What Are the Steps in Building a Data Warehouse?

Building a data warehouse from scratch is possible. It does, however, involve several key steps and considerations. Here’s an overview of the process.

  1. Define the requirements: Start by understanding your organization’s business needs and objectives. Identify the subject areas to include in your data warehouse and the data types you wish to store and analyze. Determine your data warehousing project’s scope, priorities, and expected outcomes.
  1. Develop a data model: Develop a logical and physical data model for your data warehouse. That involves identifying the subject areas’ entities, attributes, relationships, and hierarchies. Consider different data modeling techniques based on your organization’s requirements and preferences, such as dimensional modeling or the Inmon approach.
  1. Extract, transform, and load the data: Implement the extraction, transformation, and loading (ETL) process to extract data from various source systems, transform it into a consistent format, and load it into your data warehouse. This process may involve data cleansing, integration, and validation and the application of business rules. You can use ETL tools or custom scripts for this purpose.
  1. Identify the data storage and architecture: Determine the storage architecture for your data warehouse. Choose an appropriate database management system (DBMS) that supports your organization’s data volume, performance, scalability, and security requirements. Consider options like relational or columnar databases or cloud-based data warehousing solutions.
  1. Establish data governance and security policies: Establish data governance policies and practices to ensure data quality, integrity, and security within your data warehouse. Define access controls; data retention policies; and data update, backup, and disaster recovery procedures. Implement security measures to protect sensitive data as well.
  1. Implement analytics tracking and reporting: Develop tools and technologies for data analysis, reporting, and visualization. That may include BI platforms, data visualization tools, and analytics software. Create data marts or dimensional models optimized for specific analysis requirements.
  1. Optimize performance: Fine-tune the performance of your data warehouse by optimizing database schema, indexing strategies, query performance, and data partitioning. Monitor and analyze your system’s performance to identify bottlenecks and optimize resource utilization.
  1. Ensure iterative development and maintenance: Building a data warehouse is iterative. Continuously refine and enhance your data warehouse based on user feedback, evolving business needs, and technological advancements. Regularly maintain and update it to incorporate new data sources, ensure data quality, and adapt to changing requirements.
data warehousing steps

Note that building a data warehouse from scratch can be complex and time-consuming. It can take as short as 2 months. Organizations often involve a team of data architects, data engineers, business analysts, and other stakeholders to execute such a project successfully. Alternatively, they can opt for cloud-based data warehousing solutions or work with external consultants to accelerate development.

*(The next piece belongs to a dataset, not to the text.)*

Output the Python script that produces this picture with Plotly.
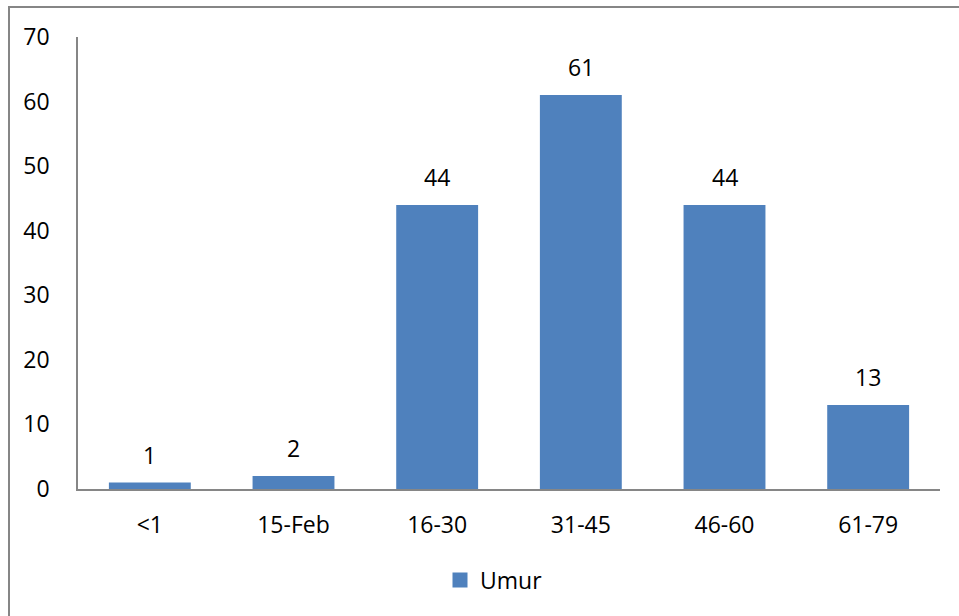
import plotly.graph_objects as go

categories = ["<1", "15-Feb", "16-30", "31-45", "46-60", "61-79"]
umur = [1, 2, 44, 61, 44, 13]
y_ticks = [0, 10, 20, 30, 40, 50, 60, 70]

W, H = 959, 616
L, R, T, B = 78, 19, 37, 127
pw = W - L - R
ph = H - T - B

def px_x(x):
    return (x - L) / pw

def px_y(y):
    return (H - B - y) / ph

FONT = "Open Sans"
BAR_COLOR = "#4F81BD"

fig = go.Figure()
fig.add_trace(
    go.Bar(
        x=categories,
        y=umur,
        name="Umur",
        marker=dict(color=BAR_COLOR, line=dict(width=0)),
        width=0.57,
        showlegend=False,
    )
)
# legend entry with a square swatch
fig.add_trace(
    go.Scatter(
        x=[None], y=[None], mode="markers", name="Umur",
        marker=dict(symbol="square", size=15, color=BAR_COLOR),
        showlegend=True,
    )
)

# value labels above each bar
for c, v in zip(categories, umur):
    fig.add_annotation(
        x=c, y=v, text=str(v), showarrow=False,
        yanchor="bottom", yshift=10,
        font=dict(size=23, color="#000000", family=FONT),
    )

# outer chart frame (left and top edges)
fig.add_shape(
    type="path",
    xref="paper", yref="paper",
    path=f"M {px_x(9)} {px_y(640)} L {px_x(9)} {px_y(7)} L {px_x(980)} {px_y(7)}",
    line=dict(color="#868686", width=2),
)

fig.update_layout(
    width=W, height=H,
    margin=dict(l=L, r=R, t=T, b=B),
    paper_bgcolor="white",
    plot_bgcolor="white",
    font=dict(family=FONT, size=23, color="#000000"),
    showlegend=True,
    legend=dict(
        orientation="h",
        x=px_x(440), xanchor="left",
        y=px_y(580), yanchor="middle",
        font=dict(size=23),
        itemwidth=30,
    ),
    xaxis=dict(
        showline=True, linecolor="#868686", linewidth=1.5,
        ticks="", showgrid=False,
        tickfont=dict(size=23),
        ticklabelstandoff=15,
    ),
    yaxis=dict(
        range=[0, 70],
        tickvals=y_ticks,
        showline=True, linecolor="#868686", linewidth=1.5,
        ticks="", showgrid=False, zeroline=False,
        tickfont=dict(size=23),
        ticklabelstandoff=22,
    ),
    bargap=0.43,
)

fig.write_html("out.html")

Most, if not all, organizations that want to optimize data usage to enhance employee performance, optimize operations, and improve their profitability can definitely benefit from a data warehouse. And given that the digital age has made information the new currency, we’re bound to see more and more companies turn to data warehousing.

In 2019, the global data warehousing market was valued at US$21.18 billion. By 2028, it is projected to reach US$51.18 billion.